A grey winter's mist hung over Tiananmen Square as hundreds of cars and buses brought in the invited mourners who filed into the Great Hall for the ceremony, which was broadcast live around the country and throughout the world.

Deng, aged 92, died last Wednesday with express wishes that he would be cremated and his ashes scattered to the sea. He wanted none of the hysteria or grandiose ceremonies which surrounded the death in 1976 of predecessor Mao Zedong.

The funeral in the Great Hall brought him close one last time to the most potent symbols in the country the mausoleum containing Mao's embalmed body, the square itself where he ordered tanks to crush a student democracy movement in 1989, and the Hong Kong countdown clock.

His grieving family brought a personal human touch to the austere surroundings of the Great Hall, his weeping widow Zhuo Lin and wheelchair bound son Deng Pufang surrounded by other close relatives, all dressed in black.

Jiang Zemin led a procession of Communist Party grandees who paid their last respects to the family as the ceremony ended.

It was a second day in the glare of the television cameras for the reclusive Deng clan, who had been shown weeping and bending over Deng's body prior to cremation Monday.

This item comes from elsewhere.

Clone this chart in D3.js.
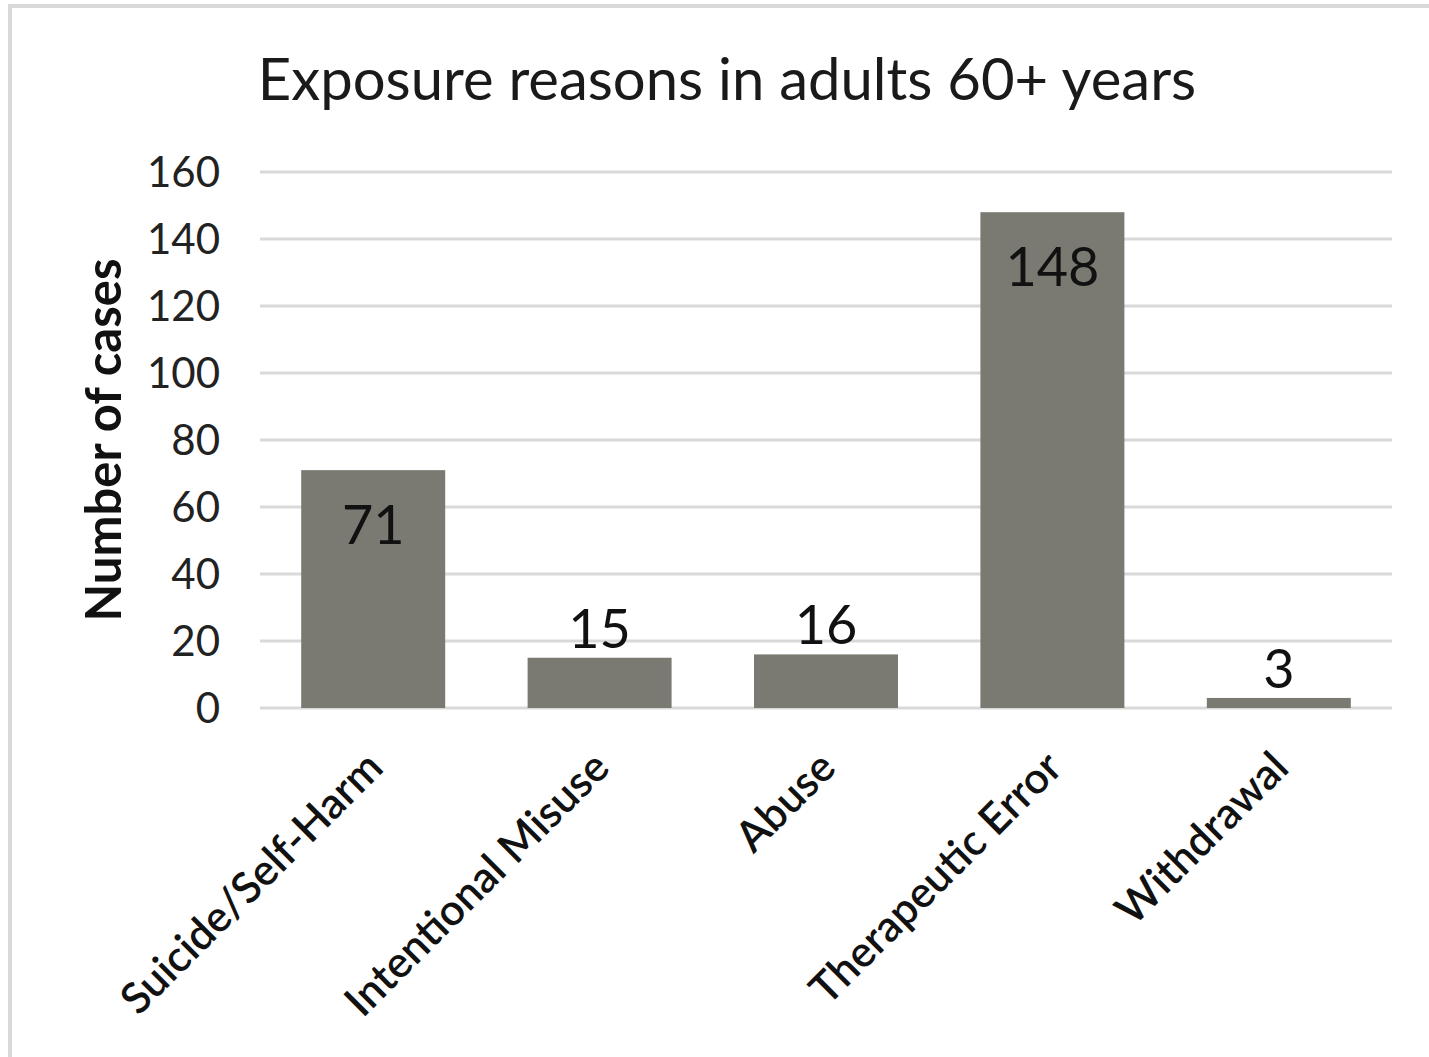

Several thousand mourners gathered beneath the Tiananamen rostrum overlooking the square during the ceremony and then rushed into the vast concourse when it was reopened.

Their attempts to add to the day's mourning by laying flowers and unfurling pro-Deng banners were quickly halted by police, who bundled away several people.

The government has been anxious to prevent Deng's death triggering unrest, and unofficial gatherings had been banned for the funeral.

But even in the public square the displays were not all spontaneous.

A group of Tibetans appeared and started talking to foreign journalists, one of them saying "we came to express our grief over the death of our president."

As a crowd of onlookers gathered, the man introduced his parents and children.

"We love Deng Xiaoping for what he did for our homeland," he said as the group posed for photographs with foreign journalists without being troubled by police.

China "liberated" Tibet in 1951 in an operation masterminded by Deng. Its spiritual Dalai Lama fled in 1959 after a failed uprising and continues to campaign for the Tibetan cause.